Monday, July 13, 2020

215. THE GREAT MACDADDY. From my (unpublished) ENCYCLOPEDIA OF THE NEW YORK STAGE, 1970-1975

Hattie Winston, Al Freeman, Jr.

THE GREAT MACDADDY [Musical/Drugs/Race] B: Paul Carter Harrison; M: Coleridge Taylor-Perkinson; D: Douglas Turner Ward; CH: Dianne McIntyre; S: Gary James Wheeler; C: Mary Mease Warren; L: Ken Billington; P: Negro Ensemble Company; T: St. Marks Playhouse (OB); 2/12/74-4/17/74 (72)

Al Freeman, Jr., David Downing.
An allegorical, pageant-like, ritualistic, freeform black musical composed of a constantly shifting series of vignettes (called “beats”). It begins in a Prohibition-era Los Angeles funeral parlor, and makes an erratic, nonlinear odyssey through the years, sometimes forward, sometimes back. Book writer Paul Carter Harrison called it “a ritualized African/American event inspired by the African story-telling technique advanced by Amos Tutuola in his world-famous novel, The Palm Wine Drinkard,” a work several reviewers admitted never having heard of, much less read.
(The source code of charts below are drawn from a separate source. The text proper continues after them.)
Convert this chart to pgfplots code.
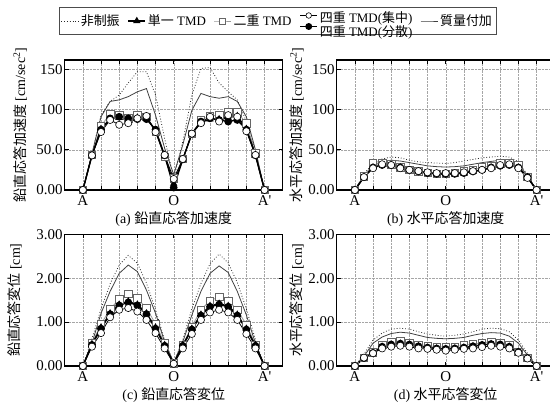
\documentclass[border=0pt]{standalone}
\usepackage{pgfplots}
\usepackage{pgfplotstable}
\pgfplotsset{compat=1.18}
\usepackage{fontspec}
\setmainfont{Liberation Serif}
\newfontfamily\cjk{Noto Sans CJK JP}

% columns: x, non-controlled, single TMD, double TMD, quad (concentrated), quad (distributed), added mass
\pgfplotstableread{
x    nc    single double qc    qd    mass
0    0     0      0      0     0     0
0.5  44    43     44     43    43    45
1    93    76     80     72    75    91
1.5  110   88     94     87    89    110
2    118   90     93     81    91    112
2.5  133   88     89     83    89    116
3    147   90     93     89    88    122
3.5  147   90     91     92    88    126
4    118   74     72     72    75    93
4.5  64    42     41     43.5  43    52
5    14.5  8      14.5   13.7  3     19
5.5  60    38     38.5   38.5  38    56
6    118   70     70     70    70    99
6.5  151   84     87     83    85    120
7    152   88     92     91    89    116
7.5  133   88     93     85    87    114
8    122   90     96.5   93    85    116
8.5  112   92     96.5   91    87    110
9    85    76     83     73    75    91
9.5  48    44     45.6   43.5  43    50
10   0     0      0      0     0     0
}\tabA

\pgfplotstableread{
x    nc    single double qc    qd    mass
0    0     0      0      0     0     0
0.5  20    16     17     16    16    18
1    33    28     33     27    28    30
1.5  38.5  31     34     32    31    35
2    41    31     32     31    31    37
2.5  40    28     28     27    28    36
3    37    25     25     25    25    34
3.5  35    23     23     23.5  23    32
4    34    21     21     22    21    30
4.5  33.5  20     20     21    20    29
5    33    20     20     21    20    28.5
5.5  34    20     21     21    20    29
6    36    21     23     22    21    30
6.5  38    23     25     23.5  23    32
7    40    25     28     25    25    34
7.5  41    28     30     27    28    35.5
8    42    30     33     31    30    37
8.5  41    31     34     32    31    37
9    35    28     31     27    28    32
9.5  19    16     16.5   15    16    18
10   0     0      0      0     0     0
}\tabB

\pgfplotstableread{
x    nc    single double qc    qd    mass
0    0     0      0      0     0     0
0.5  0.62  0.50   0.52   0.44  0.48  0.52
1    1.30  0.88   0.95   0.75  0.85  1.20
1.5  1.87  1.20   1.30   1.11  1.18  1.70
2    2.30  1.40   1.52   1.28  1.38  2.11
2.5  2.52  1.47   1.64   1.32  1.45  2.30
3    2.34  1.40   1.54   1.24  1.38  2.15
3.5  1.89  1.20   1.32   1.05  1.18  1.73
4    1.28  0.88   0.96   0.75  0.85  1.20
4.5  0.59  0.48   0.52   0.40  0.46  0.55
5    0.06  0.06   0.06   0.05  0.05  0.08
5.5  0.60  0.48   0.48   0.40  0.46  0.55
6    1.30  0.85   0.90   0.73  0.83  1.16
6.5  1.88  1.17   1.28   1.05  1.15  1.70
7    2.33  1.37   1.49   1.22  1.35  2.11
7.5  2.55  1.42   1.57   1.28  1.40  2.28
8    2.35  1.37   1.49   1.22  1.35  2.13
8.5  1.90  1.17   1.28   1.05  1.15  1.70
9    1.30  0.85   0.94   0.73  0.83  1.16
9.5  0.60  0.48   0.49   0.40  0.46  0.52
10   0     0      0      0     0     0
}\tabC

\pgfplotstableread{
x    nc    single double qc    qd    mass
0    0     0      0      0     0     0
0.5  0.27  0.18   0.19   0.19  0.18  0.22
1    0.59  0.30   0.31   0.29  0.30  0.52
1.5  0.75  0.44   0.48   0.40  0.44  0.66
2    0.84  0.49   0.54   0.44  0.49  0.74
2.5  0.86  0.51   0.56   0.46  0.51  0.77
3    0.84  0.49   0.53   0.44  0.49  0.75
3.5  0.78  0.45   0.49   0.40  0.45  0.70
4    0.73  0.42   0.46   0.39  0.42  0.65
4.5  0.70  0.40   0.44   0.37  0.40  0.63
5    0.68  0.39   0.43   0.35  0.39  0.62
5.5  0.70  0.40   0.44   0.37  0.40  0.63
6    0.73  0.42   0.47   0.39  0.42  0.65
6.5  0.78  0.45   0.50   0.40  0.45  0.70
7    0.84  0.48   0.53   0.43  0.48  0.74
7.5  0.86  0.50   0.55   0.46  0.50  0.76
8    0.85  0.49   0.53   0.44  0.49  0.75
8.5  0.78  0.44   0.48   0.40  0.44  0.68
9    0.59  0.32   0.33   0.30  0.32  0.52
9.5  0.29  0.18   0.19   0.17  0.18  0.25
10   0     0      0      0     0     0
}\tabD

\pgfplotsset{
  ncline/.style={black!85, dotted, line width=0.8pt},
  massline/.style={black!75, line width=0.8pt},
  singleline/.style={black, line width=1.3pt, mark=triangle*, mark size=3pt},
  doubleline/.style={gray!80, line width=0.8pt, mark=square*, mark size=3.7pt,
    mark options={fill=white, draw=black!60, line width=0.6pt}},
  qcline/.style={black, line width=0.8pt, mark=*, mark size=3.6pt,
    mark options={fill=white, draw=black, line width=0.6pt}},
  qdline/.style={black, line width=1.3pt, mark=*, mark size=3.2pt},
  panel/.style={
    scale only axis, width=218bp,
    xmin=-1, xmax=11, ymin=0,
    xtick={0,...,10}, xticklabels={A,,,,,O,,,,,{A\textquotesingle}},
    grid=major, grid style={densely dotted, gray!70, line width=0.4pt},
    axis line style={line width=1.1pt},
    tick align=inside, major tick length=4bp,
    tick style={black, line width=0.6pt},
    tick label style={font=\fontsize{15}{15}\selectfont},
    xticklabel style={inner sep=1bp, yshift=-4bp},
    yticklabel style={inner sep=1bp, xshift=-1bp},
    label style={font=\fontsize{14}{16}\selectfont},
    xlabel style={at={(axis description cs:0.5,0)}, anchor=center,
      inner sep=0pt, yshift=-29bp},
    clip=false,
  },
  accpanel/.style={panel, height=130bp, ymax=161.5,
    ytick={0,50,100,150}, yticklabels={0.00,50.0,100,150}},
  disppanel/.style={panel, height=131.7bp, ymax=3,
    ytick={0,1,2,3}, yticklabels={0.00,1.00,2.00,3.00}},
}

\newcommand{\allseries}[1]{%
  \addplot[ncline, forget plot] table[x=x, y=nc] {#1};
  \addplot[massline, forget plot] table[x=x, y=mass] {#1};
  \addplot[doubleline, forget plot] table[x=x, y=double] {#1};
  \addplot[singleline, forget plot] table[x=x, y=single] {#1};
  \addplot[qdline, forget plot] table[x=x, y=qd] {#1};
  \addplot[qcline, forget plot] table[x=x, y=qc] {#1};
}

\begin{document}
\begin{tikzpicture}
\path[use as bounding box] (0,0) rectangle (550bp,402bp);

% (a)
\begin{axis}[accpanel, at={(64.7bp,212bp)}, anchor=south west,
  ylabel={{\cjk 鉛直応答加速度} [cm/sec\textsuperscript{2}]},
  ylabel style={at={(axis description cs:-0.205,0.5)}, anchor=center},
  xlabel={(a) {\cjk 鉛直応答加速度}},
  legend style={at={(axis description cs:0.976,1.3)}, anchor=center,
    draw=black!70, line width=0.6pt, fill=white,
    font=\fontsize{13}{12}\selectfont, legend columns=5,
    /tikz/every even column/.append style={column sep=6bp},
    inner sep=2bp},
  legend cell align=left,
]
\allseries{\tabA}
\addlegendimage{ncline}
\addlegendentry{{\cjk 非制振}}
\addlegendimage{singleline}
\addlegendentry{{\cjk 単一} TMD}
\addlegendimage{doubleline, mark size=3pt}
\addlegendentry{{\cjk 二重} TMD}
\addlegendimage{legend image code/.code={
  \draw[black, line width=0.8pt, mark=*, mark size=2.8pt,
    mark options={fill=white, draw=black, line width=0.6pt},
    mark repeat=2, mark phase=2]
    plot coordinates {(0cm,5.5bp) (0.3cm,5.5bp) (0.6cm,5.5bp)};
  \draw[black, line width=1.3pt, mark=*, mark size=2.8pt,
    mark repeat=2, mark phase=2]
    plot coordinates {(0cm,-5.5bp) (0.3cm,-5.5bp) (0.6cm,-5.5bp)};
}}
\addlegendentry{\renewcommand{\arraystretch}{0.9}\begin{tabular}{@{}l@{}}{\cjk 四重} TMD({\cjk 集中})\\{\cjk 四重} TMD({\cjk 分散})\end{tabular}}
\addlegendimage{massline}
\addlegendentry{{\cjk 質量付加}}
\end{axis}

% (b)
\begin{axis}[accpanel, at={(336.7bp,212bp)}, anchor=south west,
  ylabel={{\cjk 水平応答加速度} [cm/sec\textsuperscript{2}]},
  ylabel style={at={(axis description cs:-0.183,0.5)}, anchor=center},
  xlabel={(b) {\cjk 水平応答加速度}},
]
\allseries{\tabB}
\end{axis}

% (c)
\begin{axis}[disppanel, at={(64.7bp,36bp)}, anchor=south west,
  ylabel={{\cjk 鉛直応答変位} [cm]},
  ylabel style={at={(axis description cs:-0.229,0.5)}, anchor=center},
  xlabel={(c) {\cjk 鉛直応答変位}},
]
\allseries{\tabC}
\end{axis}

% (d)
\begin{axis}[disppanel, at={(336.7bp,36bp)}, anchor=south west,
  ylabel={{\cjk 水平応答変位} [cm]},
  ylabel style={at={(axis description cs:-0.183,0.5)}, anchor=center},
  xlabel={(d) {\cjk 水平応答変位}},
]
\allseries{\tabD}
\end{axis}
\end{tikzpicture}
\end{document}
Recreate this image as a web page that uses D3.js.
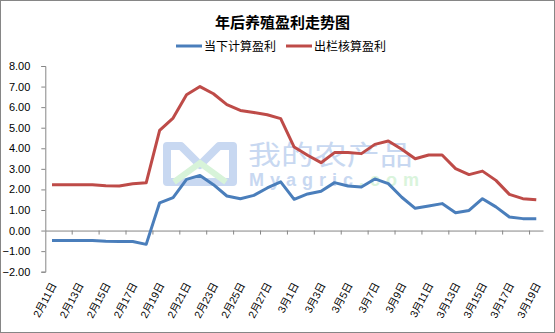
<!DOCTYPE html>
<html>
<head>
<meta charset="utf-8">
<script src="https://cdn.jsdelivr.net/npm/d3@7"></script>
<style>
body { margin: 0; background: #fff; }
text { font-family: "Liberation Sans", "Noto Sans CJK SC", sans-serif; }
</style>
</head>
<body>
<svg id="chart" width="555" height="333"></svg>
<script>
// dates shown on the category axis (one per day)
var dates = [
	"2月11日","2月12日","2月13日","2月14日","2月15日","2月16日","2月17日","2月18日","2月19日","2月20日",
	"2月21日","2月22日","2月23日","2月24日","2月25日","2月26日","2月27日","2月28日","3月1日","3月2日",
	"3月3日","3月4日","3月5日","3月6日","3月7日","3月8日","3月9日","3月10日","3月11日","3月12日",
	"3月13日","3月14日","3月15日","3月16日","3月17日","3月18日","3月19日"
];

// 当下计算盈利
var currentProfit = [
	-0.48, -0.48, -0.48, -0.48, -0.52, -0.53, -0.53, -0.67, 1.35, 1.60,
	2.49, 2.68, 2.23, 1.68, 1.55, 1.71, 2.07, 2.37, 1.52, 1.78,
	1.91, 2.33, 2.17, 2.12, 2.51, 2.28, 1.62, 1.08, 1.19, 1.31,
	0.87, 0.98, 1.55, 1.15, 0.66, 0.58, 0.58
];

// 出栏核算盈利
var saleProfit = [
	2.23, 2.23, 2.23, 2.23, 2.18, 2.17, 2.28, 2.32, 4.87, 5.47,
	6.60, 7.00, 6.65, 6.12, 5.84, 5.74, 5.63, 5.44, 4.06, 3.66,
	3.30, 3.79, 3.79, 3.74, 4.19, 4.35, 3.95, 3.49, 3.67, 3.67,
	3.01, 2.72, 2.89, 2.44, 1.76, 1.55, 1.50
];

var yTicks = [-2, -1, 0, 1, 2, 3, 4, 5, 6, 7, 8];

var seriesNames = ["当下计算盈利", "出栏核算盈利"];
var seriesColors = ["#4a7ebb", "#be4b48"];

var svg = d3.select("#chart");
var axisColor = "#868686";

// outer frame
svg.append("rect")
	.attr("x", 0.5).attr("y", 0.5)
	.attr("width", 554).attr("height", 332)
	.attr("fill", "#fff")
	.attr("stroke", axisColor);

// plot area
var plotLeft = 45.3, plotRight = 543, plotTop = 66, plotBottom = 271.7;

var x = d3.scaleBand().domain(dates).range([plotLeft, plotRight]);
var y = d3.scaleLinear().domain([-2, 8]).range([plotBottom, plotTop]);

// watermark
var wm = svg.append("g");
wm.append("path")
	.attr("d", "M167,182 V146 H181 L200,165 L219,146 H233 V182 Z")
	.attr("fill", "none").attr("stroke", "#c8d8f1").attr("stroke-width", 8)
	.attr("stroke-linejoin", "round");
wm.append("path")
	.attr("d", "M174,182 L200,163 L226,182")
	.attr("fill", "none").attr("stroke", "#d7f3d9").attr("stroke-width", 6);
wm.append("text")
	.attr("transform", "translate(248,165) scale(1.22,1)")
	.attr("font-size", 27).attr("fill", "#c8d8f1")
	.style("font-family", "Noto Sans CJK SC")
	.text("我的农产品");
wm.append("text").attr("x", 249).attr("y", 186)
	.attr("font-size", 18).attr("font-weight", "bold").attr("fill", "#c8d8f1")
	.attr("letter-spacing", 6)
	.text("Myagric")
	.append("tspan").attr("fill", "#daf4dc").text(".com");

// y axis
var yAxis = svg.append("g")
	.attr("transform", "translate(" + plotLeft + ",0)")
	.call(d3.axisLeft(y).tickValues(yTicks).tickSize(4).tickPadding(11).tickFormat(d3.format(".2f")));
yAxis.select(".domain").attr("stroke", axisColor);
yAxis.selectAll(".tick line").attr("stroke", axisColor);
yAxis.selectAll(".tick text").attr("font-size", 11).attr("fill", "#000")
	.style("font-family", "Liberation Sans");

// category axis on the zero line, tick marks every two days
var xAxis = svg.append("g")
	.attr("transform", "translate(0," + y(0) + ")")
	.call(d3.axisBottom(x).tickValues([]).tickSizeOuter(0));
xAxis.select(".domain").attr("stroke", axisColor);
xAxis.selectAll(".boundary")
	.data(dates.filter(function (d, i) { return i > 0 && i % 2 === 0; }))
	.enter().append("line")
	.attr("x1", function (d) { return x(d); })
	.attr("x2", function (d) { return x(d); })
	.attr("y1", 0).attr("y2", 4)
	.attr("stroke", axisColor);

// rotated date labels, every other day
svg.selectAll(".xlabel")
	.data(dates.filter(function (d, i) { return i % 2 === 0; }))
	.enter().append("text")
	.attr("class", "xlabel")
	.attr("text-anchor", "end")
	.attr("font-size", 10.5)
	.attr("transform", function (d) {
		return "translate(" + (x(d) + x.bandwidth() / 2 + 5) + "," + 285 + ") rotate(-62)";
	})
	.text(function (d) { return d; });

// lines
var line = d3.line()
	.x(function (d, i) { return x(dates[i]) + x.bandwidth() / 2; })
	.y(function (d) { return y(d); });

[currentProfit, saleProfit].forEach(function (s, k) {
	svg.append("path")
		.datum(s)
		.attr("fill", "none")
		.attr("stroke", seriesColors[k])
		.attr("stroke-width", 3)
		.attr("stroke-linejoin", "round")
		.attr("d", line);
});

// title
svg.append("text")
	.attr("x", 282.5).attr("y", 28)
	.attr("text-anchor", "middle")
	.attr("font-size", 15)
	.attr("font-weight", "bold")
	.style("font-family", "Noto Sans CJK SC")
	.text("年后养殖盈利走势图");

// legend
var legendX = [176, 286];
seriesNames.forEach(function (name, k) {
	var g = svg.append("g").attr("transform", "translate(" + legendX[k] + ",46)");
	g.append("line").attr("x1", 0).attr("x2", 26).attr("y1", 0).attr("y2", 0)
		.attr("stroke", seriesColors[k]).attr("stroke-width", 3);
	g.append("text").attr("x", 28).attr("y", 4.5)
		.attr("font-size", 12)
		.style("font-family", "Noto Sans CJK SC")
		.text(name);
});
</script>
</body>
</html>
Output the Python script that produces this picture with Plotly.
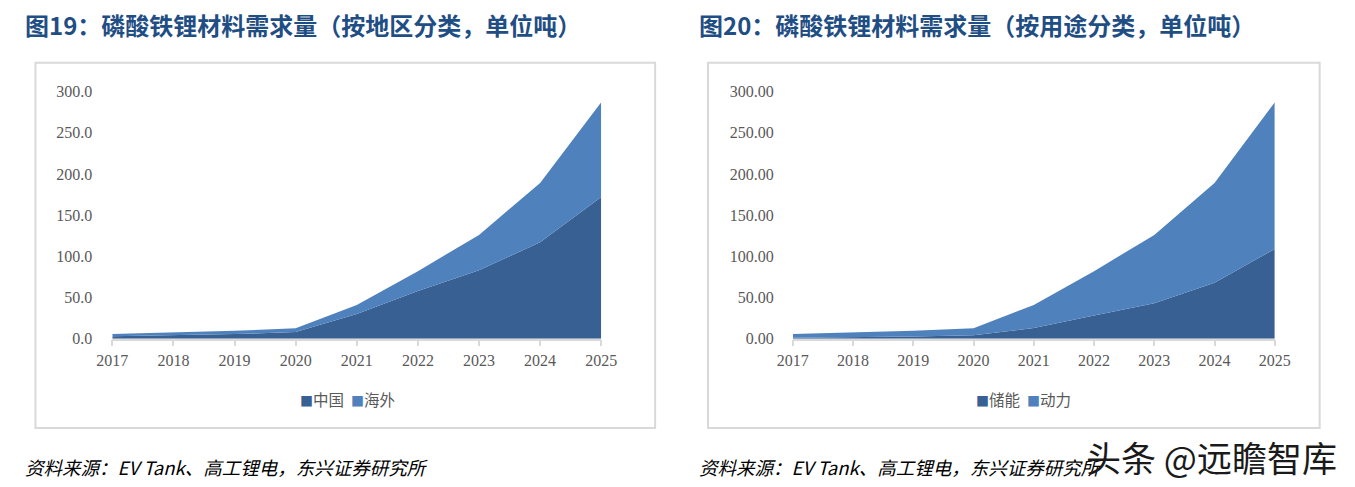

The Great MacDaddy centers on young MacDaddy (David Dowling, replaced during the run by Cleavon Little), a Candide-like man, son of a major bootlegger, who goes off on a symbolic search across America for Wine (Graham Brown), the possessor of a magic formula for palm wine, his people’s traditional African beverage. With his magical ju-ju stick in hand and a girlfriend (Hattie Winston), saved from a brothel, at his side, MacDaddy confronts the evil enslaving and oppressive forces that have plagued black people; in the process, he grows in stature and strength.

He continually comes into conflict with the ubiquitous Scag (Al Freeman, Jr., replaced during the run by Robert Hooks), representing heroin and white oppression. Scag is played with a death’s head makeup and assumes various guises according to the needs of the seven scenes. The other actors also vary their roles as required, thereby presenting a cross-section of black American types and verbal styles.

Graham Brown, Hattie Winston, David Downing.
Often bordering on the incoherent, the work was nevertheless accepted as a vastly original conception. Clive Barnes saw in it the beginnings of an indigenous black musical theatre style. This work of “tremendous theatre” combined influences from “the black-African and West Indian past,” as well as native American culture, and was combined excitingly with the music of Coleridge Tayler-Perkinso, ranging “from blues, to rural to spiritual to soul . . . crossing the spectrum of black music with dazzling ease,” as Martin Gottfried praised it.

Douglas Turner Ward provided superior direction, the songs being “truly sung, with admirable feeling and animation . . . and the dancing is so skillful and spirited that it seems to rise spontaneously out of each situation,” according to Edith Oliver. A rare dissenter was Douglas Watt, for whom The Great MacDaddy was “unsuccessful,” “undramatic,” and “both static and bewildering.”

The show won an OBIE for Distinguished Play.